В Театре имени Ленсовета нарисовали «Дядю Ваню»
В Театре имени Ленсовета состоялась премьера «Дяди Вани» в постановке Юрия Бутусова. Сложно сказать, когда в последние сезоны чеховская пьеса так саднила душу горечью позднего прозрения и пронзительной чувственностью.
Эмоциональные шквалы актерской игры, рваная композиция, собранная из обломков разрушенной пьесы методом «поэтического монтажа», визуальная стильность, обеспеченная художником Александром Шишкиным, — всё это звучит свежо и сильно, и всё это в принципе свойственно Бутусову.
Но в данном случае режиссура заставила иначе взглянуть на автора: какой, оказывается, бунтарски-отчаянный, обжигающий, но и нежный был Антон Павлович Чехов. Писал, если исходить из спектакля, подчиняясь стихийным душевным выплескам. Примерно так, как Астров, рассказывая Елене Андреевне о здешних местах, окунает ладони в краску и малюет на бумаге. Иррационально, с душой, не задумываясь о красоте формы.
В спектакле вообще много рисуют, а точнее, пачкают краской: он — об отчаянных попытках «перерисовать» жизнь. Кто-то решается на это, кто-то нет. Условный павильон, в котором играют артисты, — словно материализованный детский рисунок.
На стенах изображены двери, над каждой табличка с именем: «Маман», «Ваня», «Алекс». Бутусов усиливает разобщенность чеховских персонажей — каждый герой существует в своем эмоциональном потоке, общаясь с другими опосредованно — через зал.
Постановка воспринимается как ряд исступленных монологов куда-то в пространство. Человек хочет прокричать свою боль, а кто услышит? Кто-то да услышит. Волны громкой музыки — здесь средство воздействия, настраивающее на нужное состояние. Ритм то ли рок-концерта, то ли шаманской пляски, дикие перепады, синкопы... И тем выразительней смотрятся актеры во вдруг возникшей паузе, когда они просто сидят, улыбаются, молчат.
Петербургский спектакль — не тот случай, когда герои «разворачиваются» постепенно, они с самого начала — сгустки энергии. Дядя Ваня — закомплексованный неудачник? Вот вам пухлый горбун с миловидным лицом Карлсона. Но каких же нежных и трагических обертонов достигает блистательный комик Александр Новиков, произносящий свои слова, в основном сидя на стульчике.

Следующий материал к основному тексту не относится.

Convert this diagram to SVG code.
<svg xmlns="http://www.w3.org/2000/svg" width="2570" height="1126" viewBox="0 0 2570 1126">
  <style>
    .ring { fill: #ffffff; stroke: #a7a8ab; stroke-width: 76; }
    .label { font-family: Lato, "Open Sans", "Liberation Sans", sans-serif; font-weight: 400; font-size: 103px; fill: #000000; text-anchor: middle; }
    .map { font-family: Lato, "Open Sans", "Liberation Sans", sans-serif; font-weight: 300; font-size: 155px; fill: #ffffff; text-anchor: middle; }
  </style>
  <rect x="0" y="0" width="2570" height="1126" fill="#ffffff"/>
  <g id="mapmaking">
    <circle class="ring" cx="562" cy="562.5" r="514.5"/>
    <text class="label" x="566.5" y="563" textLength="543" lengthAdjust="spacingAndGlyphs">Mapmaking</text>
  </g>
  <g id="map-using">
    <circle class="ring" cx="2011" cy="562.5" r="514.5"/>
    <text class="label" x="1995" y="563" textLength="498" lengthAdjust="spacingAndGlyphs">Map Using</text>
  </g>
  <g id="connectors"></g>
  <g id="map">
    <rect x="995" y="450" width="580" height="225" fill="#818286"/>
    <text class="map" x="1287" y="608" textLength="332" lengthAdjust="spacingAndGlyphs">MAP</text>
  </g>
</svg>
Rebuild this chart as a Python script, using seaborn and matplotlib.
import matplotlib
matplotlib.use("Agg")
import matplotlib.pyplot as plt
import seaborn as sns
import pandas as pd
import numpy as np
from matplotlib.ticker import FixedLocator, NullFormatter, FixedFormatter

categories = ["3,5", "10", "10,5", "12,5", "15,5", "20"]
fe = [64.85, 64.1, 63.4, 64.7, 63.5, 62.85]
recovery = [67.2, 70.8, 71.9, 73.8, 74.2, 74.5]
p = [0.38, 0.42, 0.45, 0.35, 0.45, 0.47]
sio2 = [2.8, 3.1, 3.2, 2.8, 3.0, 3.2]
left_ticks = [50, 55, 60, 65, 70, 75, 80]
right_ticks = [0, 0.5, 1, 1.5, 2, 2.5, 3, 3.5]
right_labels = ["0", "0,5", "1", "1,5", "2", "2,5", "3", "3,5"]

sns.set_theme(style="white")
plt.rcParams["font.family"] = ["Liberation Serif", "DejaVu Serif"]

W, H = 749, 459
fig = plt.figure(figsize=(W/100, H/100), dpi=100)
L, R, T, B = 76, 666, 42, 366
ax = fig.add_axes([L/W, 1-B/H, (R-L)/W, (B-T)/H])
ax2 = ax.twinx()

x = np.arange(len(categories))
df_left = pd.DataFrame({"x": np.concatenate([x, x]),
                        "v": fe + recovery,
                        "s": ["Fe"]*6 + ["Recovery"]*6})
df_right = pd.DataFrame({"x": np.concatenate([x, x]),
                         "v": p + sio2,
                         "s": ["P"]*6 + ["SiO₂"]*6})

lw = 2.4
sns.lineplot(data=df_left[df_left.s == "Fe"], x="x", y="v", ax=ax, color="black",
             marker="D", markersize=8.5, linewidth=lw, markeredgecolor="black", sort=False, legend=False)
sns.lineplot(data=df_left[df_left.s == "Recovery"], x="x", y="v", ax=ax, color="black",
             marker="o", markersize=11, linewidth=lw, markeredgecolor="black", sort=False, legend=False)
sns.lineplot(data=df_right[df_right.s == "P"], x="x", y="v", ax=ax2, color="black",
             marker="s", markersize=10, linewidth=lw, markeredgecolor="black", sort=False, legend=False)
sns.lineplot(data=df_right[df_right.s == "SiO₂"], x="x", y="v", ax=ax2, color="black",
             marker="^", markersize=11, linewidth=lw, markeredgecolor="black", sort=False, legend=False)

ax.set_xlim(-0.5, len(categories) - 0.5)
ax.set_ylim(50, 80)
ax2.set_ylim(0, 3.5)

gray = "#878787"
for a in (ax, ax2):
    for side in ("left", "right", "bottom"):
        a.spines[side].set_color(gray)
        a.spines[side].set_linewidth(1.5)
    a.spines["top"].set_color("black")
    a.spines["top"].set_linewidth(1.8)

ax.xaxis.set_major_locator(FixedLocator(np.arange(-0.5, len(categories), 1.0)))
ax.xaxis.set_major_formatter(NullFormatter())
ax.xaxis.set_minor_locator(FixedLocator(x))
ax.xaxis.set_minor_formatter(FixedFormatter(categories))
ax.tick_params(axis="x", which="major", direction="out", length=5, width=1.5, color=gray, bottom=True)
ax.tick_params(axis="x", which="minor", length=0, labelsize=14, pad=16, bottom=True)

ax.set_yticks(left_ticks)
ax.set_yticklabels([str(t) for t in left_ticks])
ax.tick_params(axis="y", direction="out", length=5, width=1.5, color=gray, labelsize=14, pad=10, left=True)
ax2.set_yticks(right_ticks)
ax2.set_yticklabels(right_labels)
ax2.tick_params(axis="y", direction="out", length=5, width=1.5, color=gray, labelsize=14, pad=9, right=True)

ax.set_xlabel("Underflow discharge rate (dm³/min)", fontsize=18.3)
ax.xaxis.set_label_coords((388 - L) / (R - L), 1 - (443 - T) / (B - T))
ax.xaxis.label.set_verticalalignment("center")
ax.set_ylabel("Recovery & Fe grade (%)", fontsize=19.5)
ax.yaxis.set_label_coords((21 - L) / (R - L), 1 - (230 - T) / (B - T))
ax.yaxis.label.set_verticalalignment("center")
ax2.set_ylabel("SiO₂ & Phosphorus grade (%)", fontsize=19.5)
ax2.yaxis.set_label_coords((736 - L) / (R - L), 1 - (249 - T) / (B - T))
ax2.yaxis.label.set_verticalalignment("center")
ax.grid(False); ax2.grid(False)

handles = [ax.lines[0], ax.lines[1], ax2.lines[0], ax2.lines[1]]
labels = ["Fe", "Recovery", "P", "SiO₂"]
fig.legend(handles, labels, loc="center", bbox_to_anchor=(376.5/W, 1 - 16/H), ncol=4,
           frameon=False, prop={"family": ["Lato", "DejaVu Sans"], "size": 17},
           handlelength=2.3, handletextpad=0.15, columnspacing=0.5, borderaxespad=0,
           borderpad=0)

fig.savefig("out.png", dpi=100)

От знакомых актеров, которые раскрылись здесь по-новому, порой не отвести глаз. Сергей Мигицко в роли профессора Серебрякова легок и обаятелен, без обычного своего комикования. Елена Андреевна в исполнении Натальи Шаминой — инфантильная молодая женщина, в которой всё прелестно: от распахнутых глаз до кукольного голоска. Шамина не играет, не лицедействует, она скорее «актриса-натурщица» и при этом завораживающе красива — как Моника Витти у Антониони.
Казалось бы, такой Елене Андреевне не подходит Астров (Евгений Филатов) — приземистый, рыхлый мужичонка. Но от актера исходит такая надежность, что вопрос, чем он увлек героиню, даже не возникает. Зато Сергей Перегудов с внешностью красавца-сердцееда неожиданно назначен на роль вечно пьяного неприкаянного Телегина и выкрикивает свои косноязычные реплики, не в силах удержать равновесие.
Ближе к финалу Соня (Ольга Муравицкая), взяв топор, рубит стены павильона, рвет бумажный пол, снимает с петель двери и складывает весь этот строительный мусор горкой, собираясь поджечь. Последние сцены доигрываются на фоне черноты, обступившей героев. На словах: «Мы отдохнем, дядя Ваня…» герой, обессилев, падает. И только Соня ритмично вышагивает в разоренном пространстве. В опрятном белом платьице, с накладными косами, с портфельчиком под мышкой она кажется почти что школьницей, разве что сильно перезрелой. Но ведь учиться никогда не поздно. Соня осмелилась порвать «холстину» жизни, чтобы начать с чистого листа. И это тоже никогда не поздно. Хотя лучше, конечно, не медлить.